One horror film this year has stuck with me in a particular way. Ted Geoghegan‘s Brooklyn 45 uses the supernatural and post-World War II America as tools to tell a chamber piece story that is presented like a stage play. It’s not exactly the first to do any individual element, but the combination makes it both surprising and intimate.
It’s a freezing December 27th evening in 1945 when five military veterans who are also longtime friends, reunite in the ornate parlor of a Brooklyn brownstone. While each carries their own emotional baggage from World War II, on this night, they have come together, along with partners, to support their most troubled friend.
What should have been a warmly emotional reunion shifts and changes as their host reveals his true intention. A séance to help heal his soul. The group reluctantly agree, but things do not go well, and a supernatural occurrence ends up being the least haunting revelation of the night.
We arrive at the brownstone at the same time our guests do, and depart with them at the film’s end. we may not be privy to the dark and tragic secrets and traumas of these characters yet, but we are there for this one event in this one location in its entirety, watching it unfurl from cosy small talk to sobering, devastating decisions.
Brooklyn 45 has to rely heavily on its dialogue and performances to carry its story, and Geoghegan has a strong cast for it. Anne Ramsay (Mad About You, The Taking of Deborah Logan) plays a former interrogator for instance, and you wouldn’t; think it when you witness her warmth and empathy in the early scenes, but as the situation changes, the weary wartime edge to her comes out, and the performance is filled with the reluctance and self-disgust of having to reprise a life she’d hoped to pack away forever.

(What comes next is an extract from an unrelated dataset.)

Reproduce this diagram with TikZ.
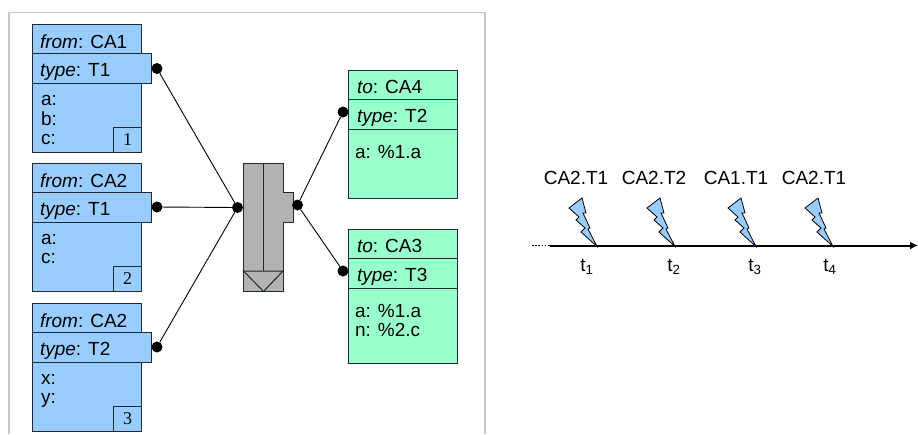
\documentclass[tikz,border=0pt]{standalone}
\usepackage{fontspec}
\setmainfont{Liberation Sans}
\newfontfamily\numfont{Liberation Serif}
\usetikzlibrary{arrows.meta}
\definecolor{blu}{HTML}{99CCFF}
\definecolor{grn}{HTML}{99FFCC}
\definecolor{gry}{HTML}{B2B2B2}
\definecolor{frm}{HTML}{C8C8C8}
\definecolor{edge}{HTML}{1F2A33}
\tikzset{
  x=1pt,y=-1pt,
  lbl/.style={inner sep=0pt,outer sep=0pt,anchor=base west,font=\fontsize{19}{18}\selectfont},
  lines/.style={inner sep=0pt,outer sep=0pt,anchor=north west,align=left,font=\fontsize{19}{19}\selectfont},
  num/.style={inner sep=0pt,font=\fontsize{18}{18}\selectfont\numfont},
  tl/.style={inner sep=0pt,outer sep=0pt,font=\fontsize{19}{18}\selectfont},
  dot/.style={circle,fill=black,minimum size=11pt,inner sep=0pt,outer sep=0pt},
  conn/.style={draw=black,line width=0.9pt},
  grayshape/.style={draw=edge,fill=gry,line width=1pt},
  bolt/.style={draw=black,fill=blu,line width=0.8pt,line join=miter}
}
\newcommand{\srcbox}[5]{% y, fromname, type, body, number
  \fill[blu,draw=edge,line width=1pt] (32.5,#1) rectangle (141.5,#1+127.5);
  \draw[edge,line width=1pt] (32.5,#1) rectangle (141.5,#1+29);
  \fill[blu,draw=edge,line width=1pt] (32.5,#1+29) rectangle (151,#1+58.5);
  \node[lbl] at (40,#1+23.5) {\textit{from}: #2};
  \node[lbl] at (40,#1+52) {\textit{type}: #3};
  \node[lines] at (41,#1+67.2) {\strut #4};
  \draw[edge,line width=1pt] (113.5,#1+127.5) rectangle (141.5,#1+102.5);
  \node[num] at (127.5,#1+115.5) {#5};
}
\newcommand{\dstbox}[5]{% y, to, type, body, height
  \fill[grn,draw=edge,line width=1pt] (348,#1) rectangle (457,#1+#5);
  \draw[edge,line width=1pt] (348,#1+29.5) -- (457,#1+29.5);
  \draw[edge,line width=1pt] (348,#1+59.5) -- (457,#1+59.5);
  \node[lbl] at (357,#1+23.5) {\textit{to}: #2};
  \node[lbl] at (357,#1+52) {\textit{type}: #3};
  \node[lines] at (355,#1+75) {\strut #4};
}
\newcommand{\flash}[1]{% tip x, tip y = 246
  \draw[bolt] (#1,246.5) -- (#1-16,232) -- (#1-12,228) -- (#1-21,220) -- (#1-18,217) -- (#1-28,208) -- (#1-15,198) -- (#1-11,213) -- (#1-14,213) -- (#1-7,228) -- (#1-9,229) -- cycle;
}
\begin{document}
\begin{tikzpicture}
\useasboundingbox (0,0) rectangle (918,434);
\fill[white] (0,0) rectangle (918,434);
% frame
\draw[frm,line width=1.6pt] (9,434) -- (9,12.5) -- (485,12.5) -- (485,434);
% source boxes
\srcbox{24.5}{CA1}{T1}{a:\\b:\\c:}{1}
\srcbox{163.5}{CA2}{T1}{a:\\c:}{2}
\srcbox{303.5}{CA2}{T2}{x:\\y:}{3}
% target boxes
\dstbox{70}{CA4}{T2}{a: \%1.a}{128}
\dstbox{229}{CA3}{T3}{a: \%1.a\\n: \%2.c}{134}
% merge component
\draw[grayshape] (243.5,163) -- (283,163) -- (283,192) -- (293,192) -- (293,222) -- (283,222) -- (283,291.5) -- (243.5,291.5) -- cycle;
\draw[edge,line width=1pt] (263.5,163) -- (263.5,271);
\draw[edge,line width=1pt] (243.5,271) -- (283,271) -- (263.5,291.5) -- cycle;
% ports
\node[dot] (s1) at (157,68.5) {};
\node[dot] (s2) at (157,207) {};
\node[dot] (s3) at (157,347) {};
\node[dot] (min) at (237.5,207.5) {};
\node[dot] (mout) at (297.5,205) {};
\node[dot] (d1) at (343,112) {};
\node[dot] (d2) at (343,271) {};
\draw[conn] (s1) -- (min);
\draw[conn] (s2) -- (min);
\draw[conn] (s3) -- (min);
\draw[conn] (mout) -- (d1);
\draw[conn] (mout) -- (d2);
% timeline
\coordinate (tstart) at (550,245.5);
\coordinate (tend) at (918,245.5);
\coordinate (dstart) at (532,245.5);
\draw[black,line width=1.5pt,dash pattern=on 1.6pt off 1.6pt] (dstart) -- (tstart);
\draw[black,line width=2pt,-{Latex[length=8pt,width=8pt]}] (tstart) -- (tend);
\flash{597}
\flash{675}
\flash{756}
\flash{833}
\node[tl] at (576,178) {CA2.T1};
\node[tl] at (654,178) {CA2.T2};
\node[tl] at (736,178) {CA1.T1};
\node[tl] at (814,178) {CA2.T1};
\node[tl] at (587,267) {t\textsubscript{1}};
\node[tl] at (674,267) {t\textsubscript{2}};
\node[tl] at (755,267) {t\textsubscript{3}};
\node[tl] at (830,267) {t\textsubscript{4}};
\end{tikzpicture}
\end{document}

And that’s just one of several examples in Brooklyn 45’s story of wartime horrors. Otherwise regular people are being reshaped by a torrid time in history and end up capable of unspeakable things that will haunt them for life.
Some characters here deal with it better than others. Larry Fessenden’s downtrodden and manic host Lt. Col. Hockstetter is the story’s core. the one man who cannot shelve the guilt, grief, and anger of his post-war life. The man who ultimately causes everyone else to confront the ghosts of their recent past, sometimes literally.

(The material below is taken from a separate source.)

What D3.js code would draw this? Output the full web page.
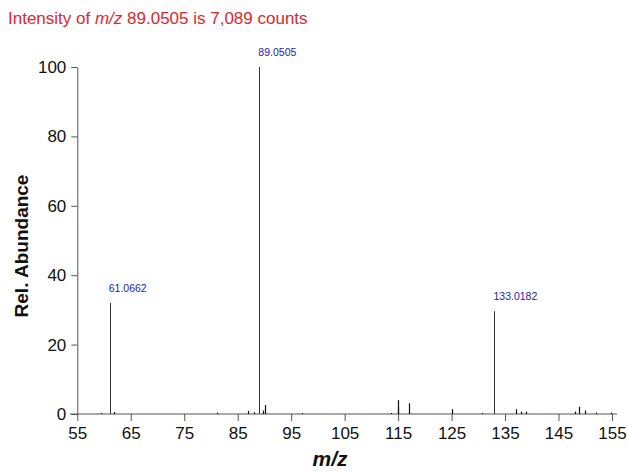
<!DOCTYPE html>
<html><head><meta charset="utf-8">
<script src="https://cdn.jsdelivr.net/npm/d3@7"></script>
<style>body{margin:0;background:#fff}svg{display:block}</style>
</head><body>
<script>
// Peak list (m/z, relative abundance %)
const mz = [59.4, 61.0662, 61.9, 81.2, 86.9, 88.0, 89.0505, 89.8, 90.05, 97.0, 113.7, 114.95, 115.05, 117.0, 125.0, 130.6, 133.0182, 137.0, 138.0, 139.0, 148.0, 148.9, 149.9, 152.0, 154.8];
const abundance = [0.3, 32.0, 0.6, 0.4, 0.9, 0.5, 100.0, 1.0, 2.6, 0.3, 0.3, 4.0, 2.0, 3.1, 1.4, 0.3, 29.6, 1.4, 0.7, 0.7, 0.7, 2.1, 1.0, 0.4, 0.4];
const labelled = ["61.0662", "89.0505", "133.0182"];
const xTicks = [55, 65, 75, 85, 95, 105, 115, 125, 135, 145, 155];
const yTicks = [0, 20, 40, 60, 80, 100];
const title = {pre: "Intensity of ", it: "m/z", post: " 89.0505 is 7,089 counts"};

const W = 627, H = 472;
const svg = d3.select("body").append("svg").attr("width", W).attr("height", H);
const x = d3.scaleLinear().domain([55, 155]).range([77.3, 612]);
const y = d3.scaleLinear().domain([0, 100]).range([414, 67]);
const axisColor = "#555";
const font = "Arial, 'Liberation Sans', sans-serif";

// Title
const t = svg.append("text").attr("x", 8).attr("y", 24).attr("fill", "#e0262e")
  .attr("font-family", font).attr("font-size", 17);
t.append("tspan").text(title.pre);
t.append("tspan").attr("font-style", "italic").text(title.it);
t.append("tspan").text(title.post);

// X axis
svg.append("line").attr("x1", 70).attr("x2", 617).attr("y1", y(0)).attr("y2", y(0))
  .attr("stroke", axisColor).attr("stroke-width", 1);
const xa = svg.append("g").attr("transform", `translate(0,${y(0)})`)
  .call(d3.axisBottom(x).tickValues(xTicks).tickSize(7).tickPadding(6).tickFormat(d3.format("d")));
xa.select(".domain").remove();
xa.selectAll("line").attr("stroke", axisColor);
xa.selectAll("text").attr("font-family", font).attr("font-size", 17).attr("fill", "#111");

// Y axis
const ya = svg.append("g").attr("transform", `translate(${x(55)},0)`)
  .call(d3.axisLeft(y).tickValues(yTicks).tickSize(6).tickPadding(5).tickSizeOuter(0));
ya.select(".domain").attr("stroke", axisColor);
ya.selectAll("line").attr("stroke", axisColor);
ya.selectAll("text").attr("font-family", font).attr("font-size", 17).attr("fill", "#111");

// Peaks
svg.append("g").selectAll("line").data(mz.map((m, i) => ({m, a: abundance[i]})))
  .join("line")
  .attr("x1", d => Math.round(x(d.m)) + 0.5).attr("x2", d => Math.round(x(d.m)) + 0.5)
  .attr("y1", y(0)).attr("y2", d => y(d.a))
  .attr("stroke", d => d.a > 10 ? "#333" : "#111").attr("stroke-width", d => d.a > 10 ? 1 : 1.2);

// Peak labels
const labData = mz.map((m, i) => ({m, a: abundance[i]})).filter(d => labelled.includes(d.m.toFixed(4)));
svg.append("g").selectAll("text").data(labData).join("text")
  .attr("x", d => x(d.m) - 1).attr("y", d => y(d.a) - 11)
  .attr("font-family", font).attr("font-size", 10.5).attr("fill", "#1c1cb0")
  .text(d => d.m.toFixed(4));

// Axis titles
svg.append("text").attr("transform", "translate(28,246) rotate(-90)")
  .attr("text-anchor", "middle").attr("font-family", font).attr("font-weight", "bold")
  .attr("font-size", 19).attr("fill", "#111").text("Rel. Abundance");
svg.append("text").attr("x", 330).attr("y", 466).attr("text-anchor", "middle")
  .attr("font-family", font).attr("font-weight", "bold").attr("font-style", "italic")
  .attr("font-size", 21).attr("fill", "#111").text("m/z");
</script>
</body></html>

Hockstetter provides the story with more than one of its brief but visceral flashes of bloody violence. The conversations and revelations spoken between the group keep the narrative train rolling on, but every so often, they are punctuated with a visual shock to the system. Sometimes dark and bleak, sometimes a bit absurd and unbelievable. All relevant.
By the time we leave that brownstone with the group, a lot has changed, and the existence of the supernatural is not the biggest. The haunting truth that the dynamic of their friendship was significantly altered by the war and the only way to continue that relationship is to adjust to the fact they all did horrific things in the name of freedom and none of them will ever be truly okay with that.